Plus de la moitié des besoins énergétiques de l’UE (61%) sont satisfaits par les importations, selon l’agence européenne des statistiques. La Russie est le principal fournisseur de gaz naturel de l’UE, représentant plus de 46 % des importations de gaz au premier semestre 2021. La majeure partie du gaz provient du gazoduc Yamal-Europe, qui relie l’UE aux champs gaziers russes via le territoire ukrainien. Si la Russie ferme les robinets en raison de sanctions, ou si le flux de gaz est interrompu en raison de dommages aux infrastructures résultant d’un conflit hypothétique en Ukraine, l’Europe perdrait l’essentiel de ses approvisionnements en gaz – qui sont difficiles, voire impossibles, à remplacer à court terme. Cela propulserait les prix du gaz, qui ont presque doublé l’an dernier, vers de nouveaux records.
Voir Poutine sur la « crise des missiles » en Ukraine : face à l’OTAN, la Russie ne peut plus reculer
6. De quels autres fournisseurs de gaz l’Europe dispose-t-elle ?
Selon Eurostat, outre la Russie, l’UE s’approvisionne en gaz auprès de la Norvège (20,5%), de l’Algérie (11,6%), des États-Unis (6,3%) et du Qatar (4,3%), ainsi que de certains autres États dont la part combinée est de un peu plus de 10 %. Cependant, la Norvège n’a pas été en mesure de répondre à la demande tout au long de 2021, les champs de la mer du Nord subissant une maintenance lourde après des retards induits par la pandémie, tandis que d’autres fournisseurs ont une part trop faible sur le marché européen du gaz à leurs volumes actuels pour faire une différence en cas de une perturbation du flux.

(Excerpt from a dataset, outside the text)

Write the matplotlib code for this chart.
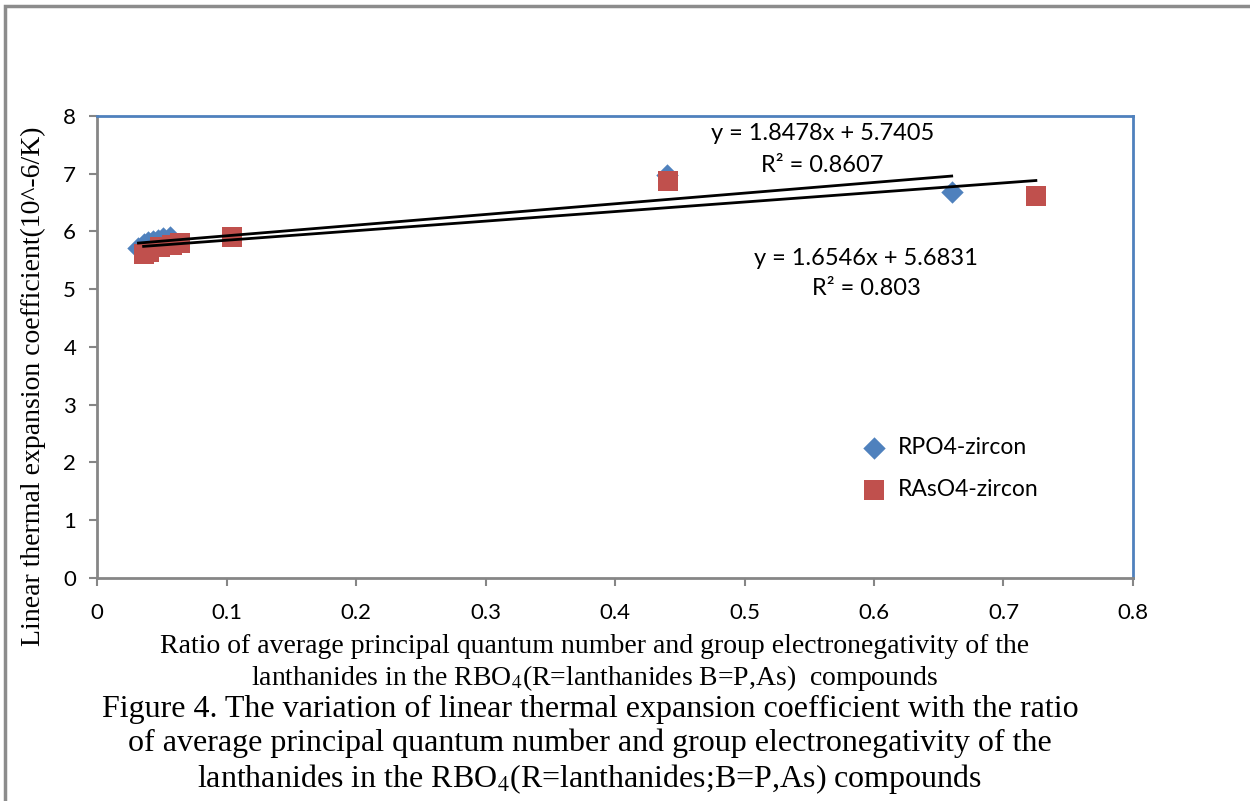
import numpy as np
import matplotlib
matplotlib.use('Agg')
import matplotlib.pyplot as plt
from matplotlib.patches import Rectangle

plt.rcParams['mathtext.fontset'] = 'stix'

# RPO4-zircon (blue diamonds)
rpo4_x = [0.032, 0.036, 0.039, 0.043, 0.047, 0.051, 0.056, 0.44, 0.66]
rpo4_y = [5.72, 5.78, 5.82, 5.84, 5.86, 5.88, 5.91, 6.97, 6.68]
# RAsO4-zircon (red squares)
raso4_x = [0.036, 0.040, 0.049, 0.058, 0.064, 0.104, 0.441, 0.725]
raso4_y = [5.61, 5.64, 5.73, 5.76, 5.80, 5.90, 6.87, 6.61]

# trendline coefficients as printed on the chart
fit_rpo4 = (1.8478, 5.7405)
fit_raso4 = (1.6546, 5.6831)
eq_rpo4 = ['y = 1.8478x + 5.7405', 'R² = 0.8607']
eq_raso4 = ['y = 1.6546x + 5.6831', 'R² = 0.803']

xticks = [0, 0.1, 0.2, 0.3, 0.4, 0.5, 0.6, 0.7, 0.8]
xticklabels = ['0', '0.1', '0.2', '0.3', '0.4', '0.5', '0.6', '0.7', '0.8']
yticks = [0, 1, 2, 3, 4, 5, 6, 7, 8]

blue = '#4F81BD'
red = '#C0504D'
gray = '#868686'
tickfont = 'Lato'
serif = 'Liberation Serif'

fig = plt.figure(figsize=(12.5, 8.01), dpi=100)
# outer frame of the figure (top and left visible)
fig.add_artist(Rectangle((0.004, -0.05), 1.2, 1.043, transform=fig.transFigure,
                         fill=False, edgecolor='#8C8C8C', linewidth=2.5))

ax = fig.add_axes([0.0776, 0.2784, 0.8288, 0.5768])

ax.scatter(rpo4_x, rpo4_y, marker='D', s=130, color=blue, zorder=3,
           label='RPO4-zircon', linewidths=0)
ax.scatter(raso4_x, raso4_y, marker='s', s=215, color=red, zorder=4,
           label='RAsO4-zircon', linewidths=0)

for xs, (m, b) in [(rpo4_x, fit_rpo4), (raso4_x, fit_raso4)]:
    xx = np.array([min(xs), max(xs)])
    ax.plot(xx, m * xx + b, color='black', linewidth=2, zorder=5)

ax.text(0.560, 7.70, eq_rpo4[0], fontsize=17, family=tickfont, ha='center', va='center')
ax.text(0.560, 7.15, eq_rpo4[1], fontsize=17, family=tickfont, ha='center', va='center')
ax.text(0.594, 5.54, eq_raso4[0], fontsize=17, family=tickfont, ha='center', va='center')
ax.text(0.594, 5.02, eq_raso4[1], fontsize=17, family=tickfont, ha='center', va='center')

ax.set_xlim(0, 0.8)
ax.set_ylim(0, 8)
ax.set_xticks(xticks)
ax.set_xticklabels(xticklabels)
ax.set_yticks(yticks)
for lab in ax.get_xticklabels() + ax.get_yticklabels():
    lab.set_family(tickfont)
    lab.set_fontsize(16)
ax.tick_params(axis='both', direction='out', length=6, width=1.5, color=gray)
ax.tick_params(axis='x', pad=12)
ax.tick_params(axis='y', pad=9)

ax.spines['left'].set_color(gray)
ax.spines['bottom'].set_color(gray)
ax.spines['left'].set_linewidth(2)
ax.spines['bottom'].set_linewidth(2)
ax.spines['top'].set_color(blue)
ax.spines['right'].set_color(blue)
ax.spines['top'].set_linewidth(2)
ax.spines['right'].set_linewidth(2)

leg = ax.legend(loc='lower left', bbox_to_anchor=(0.719, 0.15), frameon=False,
                prop={'family': tickfont, 'size': 16.5}, handletextpad=0.05,
                labelspacing=0.9, markerscale=1.0, borderaxespad=0)

ax.set_ylabel('Linear thermal expansion coefficient(10^-6/K)', family=serif,
              fontsize=20)
ax.yaxis.set_label_coords(-0.049, 0.416)

fig.text(0.476, 0.193, 'Ratio of average principal quantum number and group electronegativity of the',
         family=serif, fontsize=20, ha='center', va='center')
fig.text(0.476, 0.153, r'lanthanides in the RBO$_4$(R=lanthanides B=P,As)  compounds',
         family=serif, fontsize=20, ha='center', va='center')

fig.text(0.472, 0.114, 'Figure 4. The variation of linear thermal expansion coefficient with the ratio',
         family=serif, fontsize=23, ha='center', va='center')
fig.text(0.472, 0.072, 'of average principal quantum number and group electronegativity of the',
         family=serif, fontsize=23, ha='center', va='center')
fig.text(0.472, 0.028, r'lanthanides in the RBO$_4$(R=lanthanides;B=P,As) compounds',
         family=serif, fontsize=23, ha='center', va='center')

fig.savefig('out.png', dpi=100)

7. D’autres fournisseurs peuvent-ils couvrir le déficit d’approvisionnement en gaz russe ?
L’administration américaine aurait été en pourparlers avec le Qatar sur la possibilité d’augmenter les expéditions de GNL vers l’Europe, mais jusqu’à présent en vain. Les experts cités par Bloomberg affirment que le Qatar produit déjà à pleine capacité et que la plupart de ses cargaisons sont envoyées en Asie dans le cadre de contrats à long terme, qu’il peut difficilement rompre de peur de perdre le précieux marché. Même si les États-Unis trouvaient un moyen d’augmenter les livraisons de GNL vers l’Europe, les prix de l’énergie augmenteraient néanmoins, car le GNL américain est plus cher que le gaz naturel russe. L’Algérie pourrait disposer d’une capacité de production et de pipeline inutilisée pour augmenter l’approvisionnement vers l’Europe si elle est sollicitée, a déclaré mardi une source gouvernementale, qui s’est exprimée sous couvert d’anonymat, à S&P Global Platts. Celle-ci pourrait être livrée sous forme de GNL ou via les pipelines directs de l’Algérie vers l’Espagne et l’Italie, a indiqué la source. Cependant, aucun rapport officiel à ce sujet n’a été publié, alors que le principal oléoduc algérien le reliant à l’Europe via le Maroc a été fermé l’année dernière.
8. Quelles sont les alternatives européennes au gaz comme source d’énergie ?
L’Europe dispose d’un certain nombre de sources d’énergie alternatives, mais aucune d’entre elles ne pourrait être appelée à se substituer au gaz naturel. La décision de l’UE de se tourner vers des sources d’énergie dépendantes des conditions météorologiques, telles que l’énergie éolienne et solaire, plutôt que des combustibles fossiles « sales », a déjà, au moins en partie, conduit à la crise énergétique actuelle. Le prix du charbon a également grimpé en flèche, alors que l’Europe, la Chine et d’autres ont cherché des alternatives au gaz au milieu de la crise pandémique mondiale ces derniers mois. Enfin, l’Europe (à l’exclusion de la France) a fermé une autre source d’énergie cruciale – les centrales nucléaires – dans le cadre de ses efforts pour éliminer progressivement l’énergie atomique après la catastrophe nucléaire de Fukushima en 2011. Les centrales peuvent encore être récupérées si le projet récemment proposé projet de loi pour étiqueter l’énergie nucléaire comme « verte » aboutit, mais tant le projet de loi que la relance des centrales fermées, ainsi que la construction de nouvelles, prendront du temps, ce que l’Europe n’a pas.